Rules Regarding Cars and Parking

Just as public parking spaces come with rules, private parking spaces at a residence will likely have particular requirements. The most common will rule stipulates residents must park n a specific parking spot. Also, there could be notes about guest parking and where such visitor parking is not allowed. The lease might even point out that violations could result in a vehicle getting towed away. There may be costs associated with a parking spot, such as a monthly fee added to the rent. All the details related to the parking rules would likely appear in the document’s language.

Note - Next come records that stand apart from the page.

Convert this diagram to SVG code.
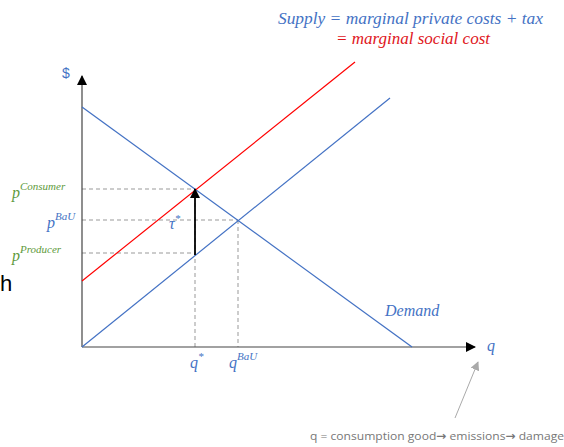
<svg xmlns="http://www.w3.org/2000/svg" width="564" height="447" viewBox="0 0 564 447">
<style>
.m{font-family:"Liberation Serif","DejaVu Serif",serif;font-style:italic;font-size:16px}
.b{fill:#4472C4}.g{fill:#5E9A3C}.r{fill:#E0161C}
.sup{font-size:11px}
.dash{stroke:#999;stroke-width:1;stroke-dasharray:4,3;fill:none}
</style>
<defs>
<marker id="ah" viewBox="0 0 10 10" refX="9" refY="5" markerWidth="10" markerHeight="10" markerUnits="userSpaceOnUse" orient="auto"><path d="M0,0L10,5L0,10z" fill="#000"/></marker>
<marker id="ag" viewBox="0 0 10 10" refX="9" refY="5" markerWidth="9" markerHeight="9" markerUnits="userSpaceOnUse" orient="auto"><path d="M0,0L10,5L0,10z" fill="#aaa"/></marker>
</defs>
<rect width="564" height="447" fill="#fff"/>
<g id="connectors">
<line class="dash" x1="82" y1="189" x2="195" y2="189"/>
<line class="dash" x1="82" y1="220" x2="238" y2="220"/>
<line class="dash" x1="82" y1="253" x2="195" y2="253"/>
<line class="dash" x1="195" y1="189" x2="195" y2="347"/>
<line class="dash" x1="238" y1="220" x2="238" y2="347"/>
<line x1="82" y1="347" x2="82" y2="76" stroke="#444" stroke-width="1.2" marker-end="url(#ah)"/>
<line x1="82" y1="347" x2="475" y2="347" stroke="#444" stroke-width="1.2" marker-end="url(#ah)"/>
<line id="demand" x1="82" y1="107" x2="412" y2="347" stroke="#4472C4" stroke-width="1.2"/>
<line id="supply" x1="82" y1="347" x2="390" y2="98" stroke="#4472C4" stroke-width="1.2"/>
<line id="msc" x1="82" y1="281" x2="355" y2="62" stroke="#FF0000" stroke-width="1.2"/>
<line x1="195" y1="255" x2="195" y2="189" stroke="#000" stroke-width="1.8" marker-end="url(#ah)"/>
<line x1="455" y1="418" x2="478" y2="362" stroke="#aaa" stroke-width="1" marker-end="url(#ag)"/>
</g>
<g id="title">
<text class="m b" x="278" y="24" textLength="265" lengthAdjust="spacingAndGlyphs">Supply = marginal private costs + tax</text>
<text class="m r" x="336" y="44" textLength="154" lengthAdjust="spacingAndGlyphs">= marginal social cost</text>
</g>
<g id="labels">
<text x="62" y="78" font-family="Liberation Sans,sans-serif" font-size="14" fill="#4472C4">$</text>
<text class="m g" x="12" y="198">p<tspan class="sup" dy="-8">Consumer</tspan></text>
<text class="m b" x="47" y="228">p<tspan class="sup" dy="-8">BaU</tspan></text>
<text class="m g" x="12" y="261">p<tspan class="sup" dy="-8">Producer</tspan></text>
<text class="m b" x="169" y="229">τ<tspan class="sup" dy="-7">*</tspan></text>
<text class="m b" x="190" y="368">q<tspan class="sup" dy="-8">*</tspan></text>
<text class="m b" x="229" y="368">q<tspan class="sup" dy="-8">BaU</tspan></text>
<text class="m b" x="385" y="316">Demand</text>
<text class="m b" x="487" y="351">q</text>
<text x="0" y="291" font-family="Liberation Sans,sans-serif" font-size="22" fill="#000">h</text>
<text x="310" y="440" font-family="Open Sans,Liberation Sans,sans-serif" font-size="11.5" fill="#777" textLength="254" lengthAdjust="spacingAndGlyphs">q = consumption good<tspan font-family="DejaVu Sans,sans-serif" font-weight="bold">→</tspan> emissions<tspan font-family="DejaVu Sans,sans-serif" font-weight="bold">→</tspan> damage</text>
</g>
</svg>
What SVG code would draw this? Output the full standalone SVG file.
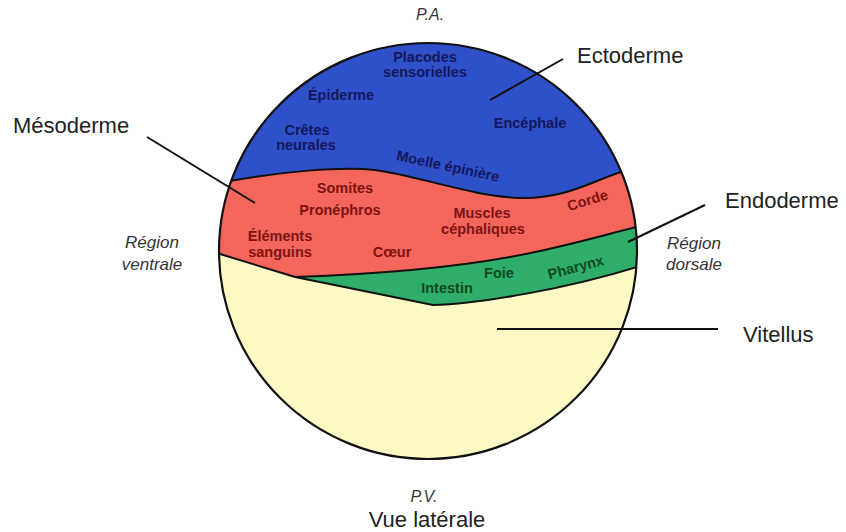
<svg xmlns="http://www.w3.org/2000/svg" width="846" height="532" viewBox="0 0 846 532">
<style>
.lbl{font-family:"Liberation Sans",Arial,sans-serif;font-size:22px;fill:#222}
.it{font-family:"Liberation Sans",Arial,sans-serif;font-size:17px;font-style:italic;fill:#333;text-anchor:middle}
.in{font-family:"Liberation Sans",Arial,sans-serif;font-size:14.5px;font-weight:bold;text-anchor:middle}
.tb{fill:#15175c}
.tr{fill:#7c1414}
.tg{fill:#0d4a1c}
.bd{fill:none;stroke:#111;stroke-width:2;stroke-linejoin:round}
.ld{stroke:#111;stroke-width:2}
</style>
<defs>
<clipPath id="egg"><ellipse cx="428" cy="251" rx="209" ry="208"/></clipPath>
</defs>
<rect width="846" height="532" fill="#fff"/>
<g id="embryo">
<g clip-path="url(#egg)">
<ellipse id="vitellus" cx="428" cy="251" rx="209" ry="208" fill="#fdf9c4"/>
<path id="ectoderme" fill="#2e50c8" d="M200,184 L230,181 C280,172 340,166 375,170 C420,176 470,196 520,198 C565,199 590,182 621,172 L660,160 L660,20 L200,20 Z"/>
<path id="mesoderme" fill="#f4665c" d="M200,184 L230,181 C280,172 340,166 375,170 C420,176 470,196 520,198 C565,199 590,182 621,172 L660,160 L660,220 L640,226 C600,236 560,248 510,257 C450,268 380,274 295,277 L220,254 L200,248 Z"/>
<path id="endoderme" fill="#2fad6b" d="M295,277 C380,274 450,268 510,257 C560,248 600,236 640,226 L660,220 L660,262 L640,266 C570,288 480,304 433,305 Z"/>
<path class="bd" d="M200,184 L230,181 C280,172 340,166 375,170 C420,176 470,196 520,198 C565,199 590,182 621,172 L660,160"/>
<path class="bd" d="M295,277 C380,274 450,268 510,257 C560,248 600,236 640,226 L660,220"/>
<path class="bd" d="M200,248 L220,254 L295,277 L433,305 C480,304 570,288 640,266 L660,262"/>
</g>
<ellipse cx="428" cy="251" rx="209" ry="208" fill="none" stroke="#111" stroke-width="2.2"/>
</g>
<g id="connectors">
<line class="ld" x1="563" y1="59" x2="490" y2="100"/>
<line class="ld" x1="147" y1="137" x2="255" y2="203"/>
<line class="ld" x1="705" y1="205" x2="628" y2="242"/>
<line class="ld" x1="497" y1="329" x2="718" y2="329"/>
</g>
<g id="ecto-texts">
<text class="in tb" x="425" y="62">Placodes</text>
<text class="in tb" x="425" y="77">sensorielles</text>
<text class="in tb" x="341" y="100">Épiderme</text>
<text class="in tb" x="307" y="135">Crêtes</text>
<text class="in tb" x="306" y="150">neurales</text>
<text class="in tb" x="530" y="128">Encéphale</text>
<text class="in tb" transform="translate(447,171) rotate(12)">Moelle épinière</text>
</g>
<g id="meso-texts">
<text class="in tr" x="345" y="193">Somites</text>
<text class="in tr" x="340" y="215">Pronéphros</text>
<text class="in tr" x="280" y="241">Éléments</text>
<text class="in tr" x="280" y="257">sanguins</text>
<text class="in tr" x="392" y="257">Cœur</text>
<text class="in tr" x="482" y="218">Muscles</text>
<text class="in tr" x="483" y="234">céphaliques</text>
<text class="in tr" transform="translate(589,205) rotate(-17)">Corde</text>
</g>
<g id="endo-texts">
<text class="in tg" x="499" y="278">Foie</text>
<text class="in tg" transform="translate(577,272) rotate(-15)">Pharynx</text>
<text class="in tg" x="447" y="293">Intestin</text>
</g>
<g id="labels">
<text class="it" x="430" y="20" style="font-size:16px">P.A.</text>
<text class="it" x="424" y="502" style="font-size:16px">P.V.</text>
<text class="lbl" x="577" y="63">Ectoderme</text>
<text class="lbl" x="13" y="133">Mésoderme</text>
<text class="lbl" x="725" y="208">Endoderme</text>
<text class="lbl" x="743" y="342">Vitellus</text>
<text class="lbl" x="427" y="527" text-anchor="middle">Vue latérale</text>
<text class="it" x="152" y="248">Région</text>
<text class="it" x="152" y="270">ventrale</text>
<text class="it" x="694" y="249">Région</text>
<text class="it" x="694" y="270">dorsale</text>
</g>
</svg>
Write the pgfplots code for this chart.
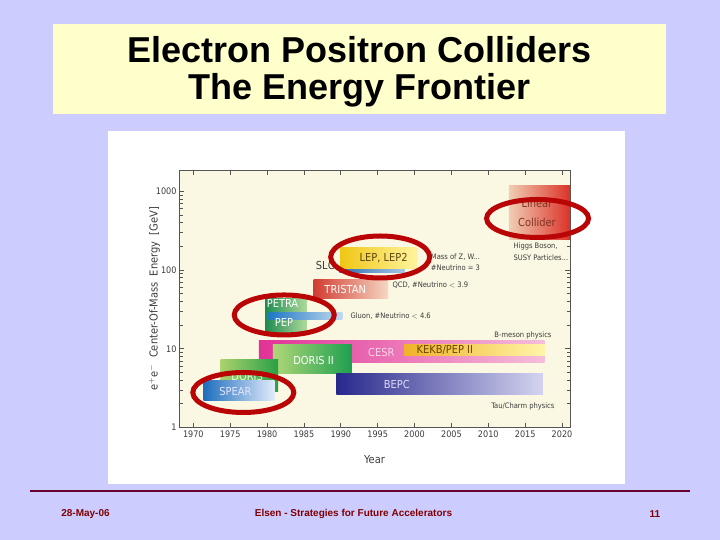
\documentclass[border=0pt]{standalone}
\usepackage{pgfplots}
\pgfplotsset{compat=1.18}
\usepackage{fontspec}
\setmainfont{Liberation Sans}
\newfontfamily\cond{DejaVu Sans Condensed}
\definecolor{slidebg}{RGB}{204,204,255}
\definecolor{titlebg}{RGB}{255,255,204}
\definecolor{cream}{RGB}{250,248,226}
\definecolor{ellred}{RGB}{185,5,5}
\definecolor{footred}{RGB}{128,0,0}
\definecolor{footline}{RGB}{102,0,51}
\definecolor{axgray}{RGB}{85,85,85}
\definecolor{txtgray}{RGB}{60,60,60}
% bar colours
\definecolor{spearA}{RGB}{30,110,190}\definecolor{spearB}{RGB}{225,235,250}
\definecolor{dorisA}{RGB}{170,210,110}\definecolor{dorisB}{RGB}{40,160,70}
\definecolor{doriiA}{RGB}{175,215,120}\definecolor{doriiB}{RGB}{30,160,80}
\definecolor{petraA}{RGB}{30,140,80}\definecolor{petraB}{RGB}{175,218,155}
\definecolor{pepA}{RGB}{30,120,195}\definecolor{pepB}{RGB}{195,218,240}
\definecolor{triA}{RGB}{210,60,50}\definecolor{triB}{RGB}{245,215,195}
\definecolor{slcA}{RGB}{40,110,180}\definecolor{slcB}{RGB}{170,200,230}
\definecolor{lepA}{RGB}{240,198,20}\definecolor{lepB}{RGB}{255,245,160}
\definecolor{cesrA}{RGB}{225,50,150}\definecolor{cesrB}{RGB}{245,190,218}
\definecolor{kekA}{RGB}{240,178,40}\definecolor{kekB}{RGB}{255,245,170}
\definecolor{bepcA}{RGB}{40,40,140}\definecolor{bepcB}{RGB}{212,212,240}
\definecolor{lcA}{RGB}{240,205,180}\definecolor{lcB}{RGB}{220,50,40}
\newcommand\lab{\cond\fontsize{11}{12}\selectfont}
\newcommand\ann{\cond\fontsize{7.5}{8.5}\selectfont}
\begin{document}
\begin{tikzpicture}[x=1pt,y=1pt]
\fill[slidebg] (0,0) rectangle (720,540);
\fill[titlebg] (53,426) rectangle (666,516);
\node[anchor=base, inner sep=0pt, font=\fontsize{36}{36}\selectfont\bfseries] at (359.5,477) {Electron Positron Colliders};
\node[anchor=base, inner sep=0pt, font=\fontsize{36}{36}\selectfont\bfseries] at (359.5,440) {The Energy Frontier};
\fill[white] (108,56) rectangle (625,409);
\begin{axis}[
  at={(179pt,112.5pt)}, anchor=south west,
  scale only axis, width=391pt, height=257.5pt,
  ymode=log,
  xmin=1968.06, xmax=2021.08, ymin=1, ymax=1870,
  clip=false,
  axis background/.style={fill=cream},
  axis line style={draw=axgray, line width=0.9pt},
  every tick/.style={axgray, line width=0.7pt},
  tick align=inside,
  major tick length=5pt, minor tick length=3.5pt,
  xtick={1970,1975,...,2020},
  ytick={1,10,100,1000},
  yticklabels={1,10,100,1000},
  minor ytick={2,3,4,5,6,7,8,9,20,30,40,50,60,70,80,90,200,300,400,500,600,700,800,900},
  /pgf/number format/1000 sep={},
  /pgf/number format/assume math mode=true,
  ticklabel style={font=\cond\fontsize{9}{10}\selectfont, text=txtgray},
  yticklabel style={xshift=1pt},
  xlabel={Year},
  ylabel={e$^{+}$e$^{-}$\ \ Center-Of-Mass\ \ Energy\ \ [GeV]},
  label style={font=\cond\fontsize{11}{12}\selectfont, text=txtgray},
  xlabel style={yshift=-11pt},
  ylabel style={yshift=-11pt},
]
% CESR
\addplot[draw=none, left color=cesrA, right color=cesrB] coordinates {(1978.9,6.6) (2017.6,6.6) (2017.6,12.6) (1978.9,12.6)} -- cycle;
% DORIS II
\addplot[draw=none, left color=doriiA, right color=doriiB] coordinates {(1980.8,4.9) (1991.5,4.9) (1991.5,11.5) (1980.8,11.5)} -- cycle;
% KEKB / PEP II
\addplot[draw=none, left color=kekA, right color=kekB] coordinates {(1998.6,8.3) (2017.7,8.3) (2017.7,11.5) (1998.6,11.5)} -- cycle;
% BEPC
\addplot[draw=none, left color=bepcA, right color=bepcB] coordinates {(1989.4,2.6) (2017.4,2.6) (2017.4,4.9) (1989.4,4.9)} -- cycle;
% DORIS
\addplot[draw=none, left color=dorisA, right color=dorisB] coordinates {(1973.7,2.9) (1981.5,2.9) (1981.5,7.4) (1973.7,7.4)} -- cycle;
% SPEAR
\addplot[draw=none, left color=spearA, middle color=spearA!85!white, right color=spearB] coordinates {(1971.4,2.2) (1981.0,2.2) (1981.0,3.9) (1971.4,3.9)} -- cycle;
% PETRA
\addplot[draw=none, left color=petraA, right color=petraB] coordinates {(1979.8,15.9) (1985.4,15.9) (1985.4,44) (1979.8,44)} -- cycle;
% PEP
\addplot[draw=none, left color=pepA, middle color=pepA!90!white, right color=pepB] coordinates {(1980.2,23.9) (1990.2,23.9) (1990.2,28.5) (1980.2,28.5)} -- cycle;
% TRISTAN
\addplot[draw=none, left color=triA, right color=triB] coordinates {(1986.3,44) (1996.4,44) (1996.4,75) (1986.3,75)} -- cycle;
% SLC
\addplot[draw=none, left color=slcA, right color=slcB] coordinates {(1989.8,92) (1998.7,92) (1998.7,106) (1989.8,106)} -- cycle;
% LEP, LEP2
\addplot[draw=none, left color=lepA, right color=lepB] coordinates {(1989.9,106) (2000.4,106) (2000.4,191) (1989.9,191)} -- cycle;
% Linear Collider
\addplot[draw=none, left color=lcA, right color=lcB] coordinates {(2012.8,248) (2021.08,248) (2021.08,1205) (2012.8,1205)} -- cycle;
% bar labels
\node[font=\lab, text=white!90!blue] at (axis cs:1975.7,2.83) {SPEAR};
\node[font=\lab, text=white!90!green] at (axis cs:1977.3,4.4) {DORIS};
\node[font=\lab, text=white] at (axis cs:1986.3,7.2) {DORIS II};
\node[font=\lab, text=white] at (axis cs:1982.1,38) {PETRA};
\node[font=\lab, text=white] at (axis cs:1982.3,21.9) {PEP};
\node[font=\lab, text=white] at (axis cs:1990.6,57.5) {TRISTAN};
\node[font=\lab, text=txtgray] at (axis cs:1987.9,116) {SLC};
\node[font=\lab, text={rgb,255:red,90;green,70;blue,20}] at (axis cs:1995.8,142) {LEP, LEP2};
\node[font=\lab, text={rgb,255:red,250;green,215;blue,232}] at (axis cs:1995.5,9.1) {CESR};
\node[font=\lab, text={rgb,255:red,105;green,70;blue,0}] at (axis cs:2004.1,9.7) {KEKB/PEP II};
\node[font=\lab, text={rgb,255:red,220;green,220;blue,248}] at (axis cs:1997.6,3.47) {BEPC};
\node[font=\lab, text={rgb,255:red,130;green,50;blue,35}] at (axis cs:2016.6,710) {Linear};
\node[font=\lab, text={rgb,255:red,130;green,50;blue,35}] at (axis cs:2016.6,408) {Collider};
% annotations
\node[font=\ann, text=txtgray, anchor=west, inner sep=0pt] at (axis cs:2013.4,202) {Higgs Boson,};
\node[font=\ann, text=txtgray, anchor=west, inner sep=0pt] at (axis cs:2013.4,142) {SUSY Particles...};
\node[font=\ann, text=txtgray, anchor=west, inner sep=0pt] at (axis cs:2002.2,147) {Mass of Z, W...};
\node[font=\ann, text=txtgray, anchor=west, inner sep=0pt] at (axis cs:2002.2,106) {\#Neutrino = 3};
\node[font=\ann, text=txtgray, anchor=west, inner sep=0pt] at (axis cs:1997.0,65) {QCD, \#Neutrino $<$ 3.9};
\node[font=\ann, text=txtgray, anchor=west, inner sep=0pt] at (axis cs:1991.3,26.1) {Gluon, \#Neutrino $<$ 4.6};
\node[font=\ann, text=txtgray, anchor=east, inner sep=0pt] at (axis cs:2018.6,15) {B-meson physics};
\node[font=\ann, text=txtgray, anchor=east, inner sep=0pt] at (axis cs:2019.0,1.85) {Tau/Charm physics};
% highlight ellipses
\draw[ellred, line width=5pt] (axis cs:1976.78,2.785) ellipse [x radius=50.5pt, y radius=20pt];
\draw[ellred, line width=5pt] (axis cs:1982.33,26.9) ellipse [x radius=50pt, y radius=20pt];
\draw[ellred, line width=5pt] (axis cs:1995.34,146.7) ellipse [x radius=49.5pt, y radius=21pt];
\draw[ellred, line width=5pt] (axis cs:2016.68,452.6) ellipse [x radius=51pt, y radius=19pt];
\end{axis}
\draw[footline, line width=1.8pt] (30,49) -- (690,49);
\node[font=\fontsize{10}{11}\selectfont\bfseries, text=footred] at (85.5,26) {28-May-06};
\node[font=\fontsize{10}{11}\selectfont\bfseries, text=footred] at (353.5,26) {Elsen - Strategies for Future Accelerators};
\node[font=\fontsize{10}{11}\selectfont\bfseries, text=footred] at (655,26) {11};
\end{tikzpicture}
\end{document}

Move-Out Notice Requirements

Renters should read the notice requirement to move out even if the lease rolls into a month-to-month arrangement. The 30-day notice might be necessary, or a monetary fine could be enacted. Renters might not be surprised by unfavorable actions if they know the rules in advance.


A lease contains important language about the terms, conditions, and costs of renting a residence or another asset. Would-be renters might find it worthwhile to read the lease clearly or even request a legal review. Understanding the terms could help the renter avoid undesirable problems.